Dr. James Britton Cranfill was born in Parker County, Texas, in 1859. He was raised on a farm, spending about 3 months each year in school. He spent almost 2 years as a Texas cowboy, and during all this time he carried his books tied to his saddle in order that he might read and study during his few spare moments. At the age o 19 be became a teacher in a country school in Crawford, McLennan County. Here he met the lady who was to be his wife, and at the age of 20 he was married to Miss Ollie Allen, of Crawford. Soon thereafter he began the prosecution of his medical studies. Having successfully passed his examinations, he commenced practicing his profession at Turnersville, Coryell County. In 1881 he began the publication of a small paper called the Turnersville Effort, and the next year he established The Weekly Advance at Gatesville, the county-seat of the county.

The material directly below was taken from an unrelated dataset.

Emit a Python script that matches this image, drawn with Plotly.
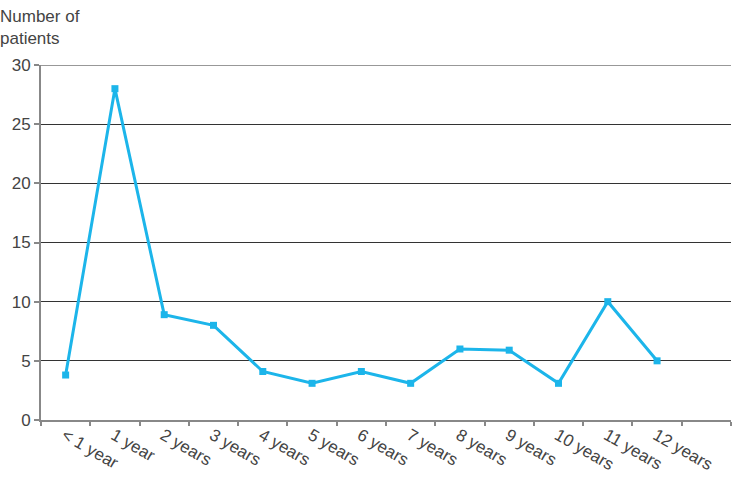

This at once openly and vigorously espoused the cause of Prohibition, and the editor's power and influence were felt not only in his own county, but throughout the entire State. At this time he was an ardent Democrat, and in 1884, when Cleveland was elected, was one of the speakers at the ratification meeting in his town. He was a delegate the same year to the Democratic convention which met at Houston, and introduced at that convention a resolution against the liquor traffic. It was very promptly laid on the table. This, however, did not shake Dr. Cranfill's faith in the Democratic Party. He became locally prominent in politics and was frequently urged to seek office, which he always declined to do. He continued to denounce the liquor traffic. In 1886, Dr. Cranfill being convinced that there was no hope of securing Prohibition through his party, resolved to organize the Prohibition Party in Texas. In August, 1886, he called the first Prohibition Party convention of Texas, which met September 7, and nominated a State ticket, which the following November polled 19,000 votes.
In 1886, he moved to Waco. Soon thereafter the great campaign for Constitutional Prohibition began in Texas, and Dr. Cranfill took a position at once as the leading journalist on that side of the issue. In 1889, he was elected to the superintendency of the Baptist mission work in Texas, and this placed him at the head of this great denomination in his native State. Under his administration the mission work of the State doubled, and he has the distinction of having been the leader of the largest State mission work ever done in the history of the United States. In January. Cranfill was ordained as a Baptist preacher by the First Baptist Church of Waco.
Dr. Cranfill has held numerous positions of trust besides the ones mentioned,. He was for several years chairman of the State Prohibition committee of Texas, was twice elected vice-president of the Baptist Young People's Union of America, and is a member from Texas of the National Prohibition Committee. At the national Prohibition convention which met at Cincinnatti in 1892, Dr. Cranfill was nominated for Vice-President of the United States. He did several weeks of very active work during the campaign, canvassing the states of Texas, Mississippi, Alabama, Georgia, and North Carolina.
Dr. Cranfill is at present editor The Texas Baptist Standard, one of the most widely circulated Baptist papers in the Southern States.
-- Data from An Album of Representative Prohibitionists (1895).
James B. (James Britton Buchanan Boone) Cranfill was born in Parker County, Texas on 12 September 1858. He died in Dallas on 28 December 1942.
Cranfill was a school teacher, a doctor, a storekeeper, and a newspaper publisher. He was taught medicine by his father and passed the state licensing examination in 1879. In 1886, he moved to Waco, where he founded a temperance newspaper, the Waco Advance. In 1888-89, he was financial secretary of Baylor University. Ordained a Baptist minister in 1890, he served as superintendent of Baptist missions in Texas in 1890-92. He wrote several books on religious themes.
In 1892, Cranfill accepted the vice-presidential nomination of the Prohibition Party.
[Had heo been elected, Cranfill, only 34 years of age at the time, would have been ineligible to assume the office.]